José Charréu: I suffer from both. (He laughs openly) From the moment we know a quality threshold, we don't quite accept getting off it. It bothers me a lot.
But in sport one also loses... Does it bother you too?
José Charréu: And I suffer many disappointments as a result... Imagine, if there was a time when we were very good, and then, instead of progressing, we don't see the results mirrored in what we have done, that is disappointing. When we get defeated in fencing, it is sometimes very unfair because the assaults consist of 15 touches and a person can lose 15/14 and losing with that result is the same as losing by 15/0. Then there is a feeling of huge frustration. But then, when things go well, we are very compensated, winning is a very good feeling. I have never felt it anywhere else, not even with a grade in the degree.
Why? Is it that in sport the victory is more publicly recognized?
José Charréu: It’s not that, it is the feeling of having adrenaline peaks and then feeling relief, knowing that it is going down. This feeling is very good.
You told me earlier that your feet are “firmly placed on the ground". Since fencing is so important for you, what is your top priority?
José Charréu: Despite this being the year of Olympic preparation, maybe, at times, I will sacrifice the Faculty a little more, but it will never be compromised. The difficult thing about reconciling the degree and fencing is the practice at the end of the day, it is when I have to be abroad participating in competitions and then I can't prepare the lessons for the following week. Then I get behind. One thing that fencing has taught me is that many times when I return, I have to learn by myself, because the others have not stood still waiting for me to be back. You have to be self-taught, and at the Faculty we learn a lot that way. As I already had this experience, it was not so difficult to adapt to this pace of autonomy.

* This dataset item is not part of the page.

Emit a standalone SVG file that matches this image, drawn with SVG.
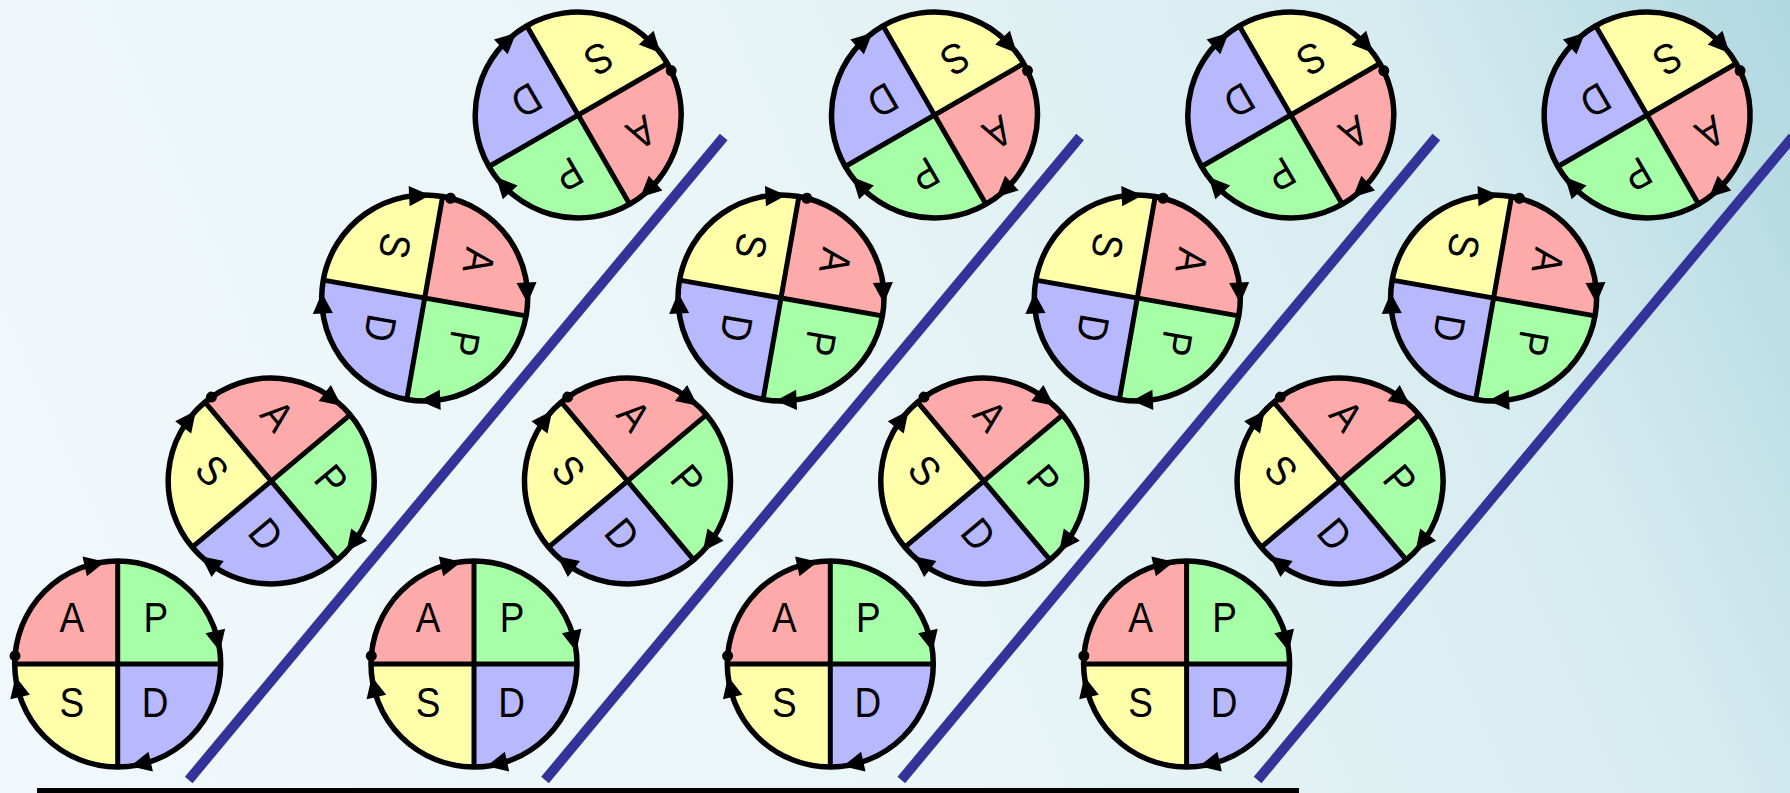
<svg xmlns="http://www.w3.org/2000/svg" xmlns:xlink="http://www.w3.org/1999/xlink" width="1790" height="793" viewBox="0 0 1790 793">
  <defs>
    <linearGradient id="bg" gradientUnits="userSpaceOnUse" x1="0" y1="793" x2="1790" y2="0">
      <stop offset="0" stop-color="#f1f8fb"/>
      <stop offset="0.45" stop-color="#eaf5f7"/>
      <stop offset="0.8" stop-color="#d6ecf0"/>
      <stop offset="1" stop-color="#b0d7e0"/>
    </linearGradient>
    <style>
      .qa { fill: #ffaaaa; }
      .qp { fill: #a6ffa6; }
      .qd { fill: #b8b8ff; }
      .qs { fill: #ffffaa; }
      .ring { fill: none; stroke: #000; stroke-width: 5.5; }
      .div { stroke: #000; stroke-width: 5; fill: none; }
      .head { fill: #000; }
      .lbl { font-family: "Liberation Sans", Arial, sans-serif; font-size: 42px; fill: #000; text-anchor: middle; }
      .ramp { stroke: #333399; stroke-width: 10; fill: none; }
    </style>
    <g id="arrowTop">
      <polygon class="head" points="-12.6,-102.2 -30.8,-87.8 -35.2,-107.4"/>
    </g>
    <g id="pdsa">
      <path class="qa" d="M0,0 L-103,0 A103,103 0 0 1 0,-103 Z"/>
      <path class="qp" d="M0,0 L0,-103 A103,103 0 0 1 103,0 Z"/>
      <path class="qd" d="M0,0 L103,0 A103,103 0 0 1 0,103 Z"/>
      <path class="qs" d="M0,0 L0,103 A103,103 0 0 1 -103,0 Z"/>
      <circle class="ring" cx="0" cy="0" r="103"/>
      <path class="div" d="M-103,0 H103 M0,-103 V103"/>
      <use xlink:href="#arrowTop"/>
      <use xlink:href="#arrowTop" transform="rotate(90)"/>
      <use xlink:href="#arrowTop" transform="rotate(180)"/>
      <use xlink:href="#arrowTop" transform="rotate(270)"/>
      <circle class="head" cx="-102.7" cy="-8.1" r="5.5"/>
      <text class="lbl" transform="translate(-46,-32.5) scale(0.88,1)">A</text>
      <text class="lbl" transform="translate(38,-32) scale(0.88,1)">P</text>
      <text class="lbl" transform="translate(-46,53) scale(0.88,1)">S</text>
      <text class="lbl" transform="translate(37.5,53) scale(0.88,1)">D</text>
    </g>
  </defs>

  <rect x="0" y="0" width="1790" height="793" fill="url(#bg)"/>

  <g id="connectors">
    <line class="ramp" x1="188.7" y1="780" x2="723.7" y2="137"/>
    <line class="ramp" x1="545" y1="780" x2="1080" y2="137"/>
    <line class="ramp" x1="901.3" y1="780" x2="1436.3" y2="137"/>
    <line class="ramp" x1="1257.6" y1="780" x2="1792.6" y2="137"/>
    <rect x="37" y="788" width="1262" height="5" fill="#000"/>
  </g>

  <g id="c0r0"><use xlink:href="#pdsa" transform="translate(117.7,664) rotate(0)"/></g>
  <g id="c0r1"><use xlink:href="#pdsa" transform="translate(271.2,481) rotate(50)"/></g>
  <g id="c0r2"><use xlink:href="#pdsa" transform="translate(424.7,298) rotate(100)"/></g>
  <g id="c0r3"><use xlink:href="#pdsa" transform="translate(578.2,115) rotate(150)"/></g>

  <g id="c1r0"><use xlink:href="#pdsa" transform="translate(474,664) rotate(0)"/></g>
  <g id="c1r1"><use xlink:href="#pdsa" transform="translate(627.5,481) rotate(50)"/></g>
  <g id="c1r2"><use xlink:href="#pdsa" transform="translate(781,298) rotate(100)"/></g>
  <g id="c1r3"><use xlink:href="#pdsa" transform="translate(934.5,115) rotate(150)"/></g>

  <g id="c2r0"><use xlink:href="#pdsa" transform="translate(830.3,664) rotate(0)"/></g>
  <g id="c2r1"><use xlink:href="#pdsa" transform="translate(983.8,481) rotate(50)"/></g>
  <g id="c2r2"><use xlink:href="#pdsa" transform="translate(1137.3,298) rotate(100)"/></g>
  <g id="c2r3"><use xlink:href="#pdsa" transform="translate(1290.8,115) rotate(150)"/></g>

  <g id="c3r0"><use xlink:href="#pdsa" transform="translate(1186.6,664) rotate(0)"/></g>
  <g id="c3r1"><use xlink:href="#pdsa" transform="translate(1340.1,481) rotate(50)"/></g>
  <g id="c3r2"><use xlink:href="#pdsa" transform="translate(1493.6,298) rotate(100)"/></g>
  <g id="c3r3"><use xlink:href="#pdsa" transform="translate(1647.1,115) rotate(150)"/></g>
</svg>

Do you have an exact idea of what you want to do?
José Charréu: In recent times I feel more affinity for medical specialties and less for surgical ones. The medical areas are vast and these priorities are not yet established. What challenges me is the diagnosis, clinical reasoning, it is the mental construction that interests me, rather than the action and execution of the technique.
But I'm not closing doors, maybe I still change my mind.

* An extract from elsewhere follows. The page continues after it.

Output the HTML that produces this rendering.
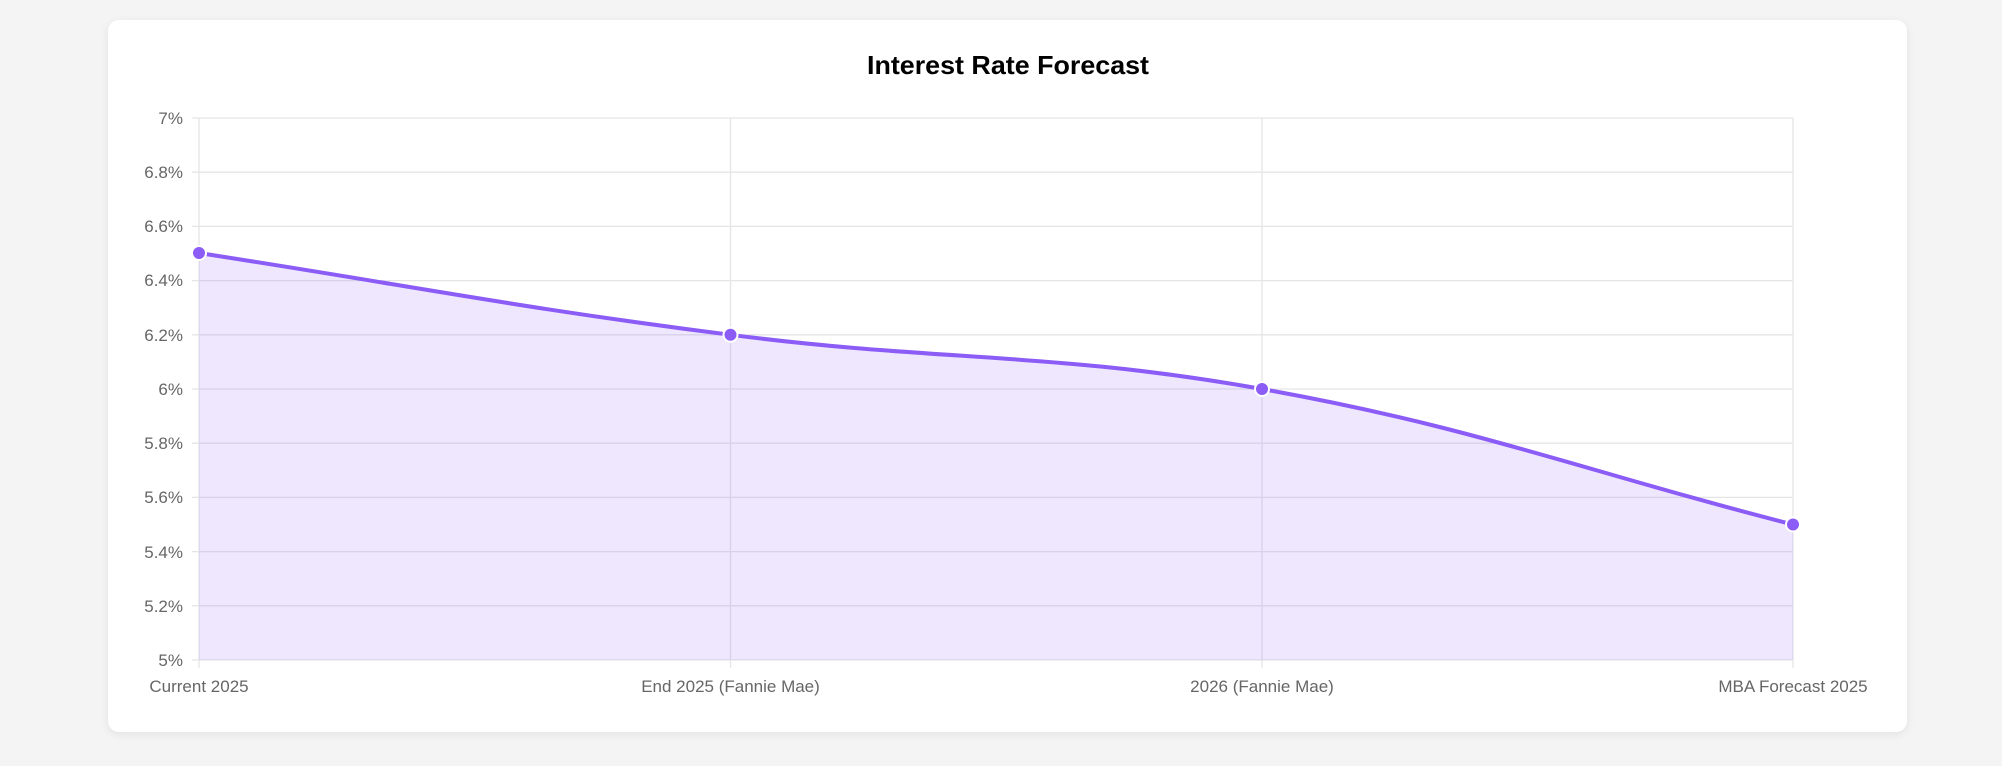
<!DOCTYPE html>
<html><head><meta charset="utf-8"><style>
html,body{margin:0;padding:0;background:#f4f4f4;width:2002px;height:766px;overflow:hidden}
</style></head><body>
<svg width="2002" height="766" xmlns="http://www.w3.org/2000/svg" style="position:absolute;left:0;top:0">
<defs><filter id="sh" x="-5%" y="-5%" width="110%" height="110%"><feDropShadow dx="0" dy="2" stdDeviation="4" flood-color="#000" flood-opacity="0.08"/></filter></defs>
<rect x="108" y="20" width="1799" height="712" rx="11" fill="#fff" filter="url(#sh)"/>
<text x="1008" y="74" text-anchor="middle" font-family="Liberation Sans, Arial, sans-serif" font-weight="bold" font-size="26" fill="#000" textLength="282" lengthAdjust="spacingAndGlyphs">Interest Rate Forecast</text>
<g stroke="#e5e5e5" stroke-width="1.3">
<line x1="192" y1="118" x2="1793" y2="118"/>
<line x1="192" y1="172.2" x2="1793" y2="172.2"/>
<line x1="192" y1="226.4" x2="1793" y2="226.4"/>
<line x1="192" y1="280.6" x2="1793" y2="280.6"/>
<line x1="192" y1="334.8" x2="1793" y2="334.8"/>
<line x1="192" y1="389" x2="1793" y2="389"/>
<line x1="192" y1="443.2" x2="1793" y2="443.2"/>
<line x1="192" y1="497.4" x2="1793" y2="497.4"/>
<line x1="192" y1="551.6" x2="1793" y2="551.6"/>
<line x1="192" y1="605.8" x2="1793" y2="605.8"/>
<line x1="192" y1="660" x2="1793" y2="660"/>
<line x1="199" y1="118" x2="199" y2="668"/>
<line x1="730.5" y1="118" x2="730.5" y2="668"/>
<line x1="1262" y1="118" x2="1262" y2="668"/>
<line x1="1793" y1="118" x2="1793" y2="668"/>
</g>
<path d="M199,253 C411.4,285.8 516.9,307.7 730.5,334.8 C942.1,362.1 1052.1,351.5 1262,389 C1477.3,427.5 1580.6,470.3 1793,524.5 L1793,660 L199,660 Z" fill="rgba(139,92,246,0.15)"/>
<path d="M199,253 C411.4,285.8 516.9,307.7 730.5,334.8 C942.1,362.1 1052.1,351.5 1262,389 C1477.3,427.5 1580.6,470.3 1793,524.5" fill="none" stroke="#8b5cf6" stroke-width="4"/>
<g fill="#8b5cf6" stroke="#fff" stroke-width="2">
<circle cx="199" cy="253" r="7"/><circle cx="730.5" cy="334.8" r="7"/><circle cx="1262" cy="389" r="7"/><circle cx="1793" cy="524.5" r="7"/>
</g>
<g font-family="Liberation Sans, Arial, sans-serif" font-size="17" fill="#666" text-anchor="end">
<text x="183" y="124">7%</text>
<text x="183" y="178">6.8%</text>
<text x="183" y="232">6.6%</text>
<text x="183" y="286">6.4%</text>
<text x="183" y="341">6.2%</text>
<text x="183" y="395">6%</text>
<text x="183" y="449">5.8%</text>
<text x="183" y="503">5.6%</text>
<text x="183" y="558">5.4%</text>
<text x="183" y="612">5.2%</text>
<text x="183" y="666">5%</text>
</g>
<g font-family="Liberation Sans, Arial, sans-serif" font-size="17" fill="#666" text-anchor="middle">
<text x="199" y="692">Current 2025</text>
<text x="730.5" y="692">End 2025 (Fannie Mae)</text>
<text x="1262" y="692">2026 (Fannie Mae)</text>
<text x="1793" y="692">MBA Forecast 2025</text>
</g>
</svg>
</body></html>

In the midst of all this where is the time just for you?
José Charréu: I do not have much. I have no aversion to spending a day watching series or playing video games, but simply I can't afford it.
Next year, Zé will try to undertake an Erasmus+ mobility in France, perhaps because of his affinity with the language, from his mother’s side or also for his connection to his grandparents, who are not French but have lived in France for many years. He is keen to say that he is very close to his family and that makes him doubt whether it will be a semester only, or a whole year. He smiles and says he will have to learn a few things before leaving home, "cooking, doing the laundry" and he does not elaborate because that “would be to highlight too many weaknesses".

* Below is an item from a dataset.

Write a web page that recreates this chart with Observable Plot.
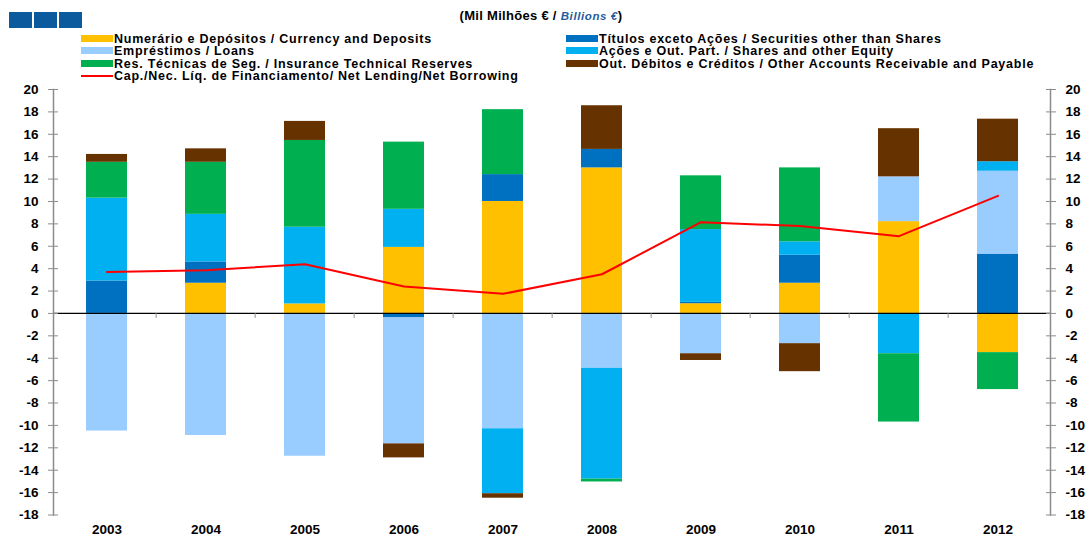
<!DOCTYPE html>
<html>
<head>
<meta charset="utf-8">
<script src="https://cdn.jsdelivr.net/npm/d3@7"></script>
<script src="https://cdn.jsdelivr.net/npm/@observablehq/plot@0.6"></script>
<style>
  body { margin: 0; background: #fff; font-family: "Liberation Sans", Arial, sans-serif; }
  #wrap { position: relative; width: 1088px; height: 535px; }
  #header { position: relative; width: 1088px; height: 80px; }
  .logo { position: absolute; top: 12px; width: 23px; height: 16px; background: #0B5A9E; }
  .title { position: absolute; top: 9px; left: 0; width: 1088px; text-align: center; font-weight: bold; font-size: 13px; line-height: 14px; color: #000; letter-spacing: 0.3px; }
  .title span { position: relative; left: -3px; }
  .title i { color: #1F5C9E; font-size: 11.5px; letter-spacing: 0.6px; }
  .leg { position: absolute; font-weight: bold; font-size: 12.5px; line-height: 12px; letter-spacing: 0.75px; white-space: nowrap; color: #000; }
  .sw { display: inline-block; width: 32px; height: 7px; vertical-align: 1px; margin-right: 1px; }
  .sw.line { height: 2px; vertical-align: 3px; }
  #chart svg { display: block; overflow: visible; }
</style>
</head>
<body>
<div id="wrap">
  <div id="header"></div>
  <div id="chart"></div>
</div>
<script>
// ---- data ----
const years = [2003, 2004, 2005, 2006, 2007, 2008, 2009, 2010, 2011, 2012];
const seriesNames = [
  "Numerário e Depósitos / Currency and Deposits",
  "Títulos exceto Ações / Securities other than Shares",
  "Empréstimos / Loans",
  "Ações e Out. Part. / Shares and other Equity",
  "Res. Técnicas de Seg. / Insurance Technical Reserves",
  "Out. Débitos e Créditos / Other Accounts Receivable and Payable"
];
const lineName = "Cap./Nec. Líq. de Financiamento/ Net Lending/Net Borrowing";
const seriesColors = ["#FFC000", "#0070C0", "#99CCFF", "#00B0F0", "#00B050", "#663300"];
const lineColor = "#FF0000";

const currency   = [0.0, 2.7, 0.85, 5.9, 10.0, 13.0, 0.87, 2.7, 8.2, -3.5];
const securities = [2.9, 1.9, 0.0, -0.4, 2.4, 1.65, 0.12, 2.5, 0.0, 5.3];
const loans      = [-10.5, -10.9, -12.75, -11.25, -10.3, -4.9, -3.6, -2.7, 4.0, 7.4];
const shares     = [7.4, 4.25, 6.85, 3.4, -5.8, -9.9, 6.5, 1.2, -3.6, 0.85];
const insurance  = [3.2, 4.65, 7.75, 6.0, 5.8, -0.25, 4.8, 6.6, -6.1, -3.3];
const other      = [0.7, 1.2, 1.7, -1.25, -0.4, 3.9, -0.6, -2.5, 4.3, 3.8];
const netLending = [3.7, 3.85, 4.4, 2.4, 1.75, 3.5, 8.15, 7.8, 6.9, 10.5];

const yTicks = d3.range(-18, 21, 2);
const titleMain = "(Mil Milhões € / ";
const titleItalic = "Billions  €";
const titleEnd = ")";

// ---- header (logo, title, legend) ----
const header = document.getElementById("header");
[9, 34, 59].forEach(l => {
  const d = document.createElement("div");
  d.className = "logo"; d.style.left = l + "px"; header.appendChild(d);
});
const t = document.createElement("div");
t.className = "title";
t.innerHTML = `<span>${titleMain}<i>${titleItalic}</i>${titleEnd}</span>`;
header.appendChild(t);

const legendItems = [
  {name: seriesNames[0], color: seriesColors[0], col: 0, row: 0},
  {name: seriesNames[2], color: seriesColors[2], col: 0, row: 1},
  {name: seriesNames[4], color: seriesColors[4], col: 0, row: 2},
  {name: lineName, color: lineColor, col: 0, row: 3, line: true},
  {name: seriesNames[1], color: seriesColors[1], col: 1, row: 0},
  {name: seriesNames[3], color: seriesColors[3], col: 1, row: 1},
  {name: seriesNames[5], color: seriesColors[5], col: 1, row: 2}
];
const colX = [81, 566];
legendItems.forEach(it => {
  const d = document.createElement("div");
  d.className = "leg";
  d.style.left = colX[it.col] + "px";
  d.style.top = (33 + it.row * 12.3) + "px";
  d.innerHTML = `<span class="sw${it.line ? " line" : ""}" style="background:${it.color}"></span>${it.name}`;
  header.appendChild(d);
});

// ---- chart ----
const data = [];
const seriesValues = [currency, securities, loans, shares, insurance, other];
seriesNames.forEach((s, i) => years.forEach((y, j) => data.push({year: y, series: s, value: seriesValues[i][j]})));
const lineData = years.map((y, j) => ({year: y, value: netLending[j]}));

const W = 1088, H = 455, ML = 53, MR = 38;
const step = (W - ML - MR) / years.length;
const axisGray = "#8c8c8c";
const font = "Liberation Sans, Arial, sans-serif";

const chart = Plot.plot({
  width: W,
  height: H,
  marginLeft: ML,
  marginRight: MR,
  marginTop: 9,
  marginBottom: 20.5,
  style: {fontFamily: font, fontSize: "13.5px", fontWeight: "bold", color: "#000", background: "#fff"},
  x: {type: "band", domain: years, padding: 0, label: null},
  y: {domain: [-18, 20], label: null},
  color: {domain: seriesNames, range: seriesColors},
  marks: [
    Plot.barY(data, {x: "year", y: "value", fill: "series", insetLeft: 29, insetRight: 29}),
    Plot.ruleY([0], {stroke: "#000", strokeWidth: 1.2}),
    Plot.ruleX(years.slice(1), {x: d => d, y1: 0, y2: 0, dx: -step / 2, insetBottom: -5, stroke: axisGray}),
    Plot.line(lineData, {x: "year", y: "value", stroke: lineColor, strokeWidth: 2}),
    Plot.frame({anchor: "left", stroke: axisGray, strokeWidth: 1.5}),
    Plot.frame({anchor: "right", stroke: axisGray, strokeWidth: 1.5}),
    Plot.axisY(yTicks, {anchor: "left", tickSize: 0, tickPadding: 15, tickFormat: d => d, fill: "#000"}),
    Plot.axisY(yTicks, {anchor: "left", tickSize: 10, dx: 5, tickFormat: () => "", stroke: axisGray}),
    Plot.axisY(yTicks, {anchor: "right", tickSize: 0, tickPadding: 15, tickFormat: d => d, fill: "#000"}),
    Plot.axisY(yTicks, {anchor: "right", tickSize: 10, dx: -5, tickFormat: () => "", stroke: axisGray}),
    Plot.axisX({anchor: "bottom", tickSize: 0, tickPadding: 9, tickFormat: d => String(d), fontSize: 13.5})
  ]
});
document.getElementById("chart").appendChild(chart);
</script>
</body>
</html>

This will be followed by year 6, which will force him to refocus on the study for the preparation of specialty exams. Dropping fencing temporarily? "No, not that, maybe reduce the training load," he tells me as if we are coming to an end without me understanding the true importance of the sport for him. It's not just the competition, he likes to train and be with his team, and the adrenaline rush that keeps feeding him every day. This explains why he is still playing for a fencing team in Madrid and refereeing events, an activity in which he also graduated, to complete what he already mastered regarding the rules of the game.
Near the end of our conversation, and after a few hours talking, I think I can take a chance and try to photograph him while he talks. But it is not possible, he stops talking and sits upright in his chair, uncomfortable. Exposing him will always have to be an action that has been well thought out by himself, and shyness immediately reminds him that one should never be totally sure of anything.
These are his life rules. These are the rules of the game. And, as he has almost always been a winner, it is very likely that he is right.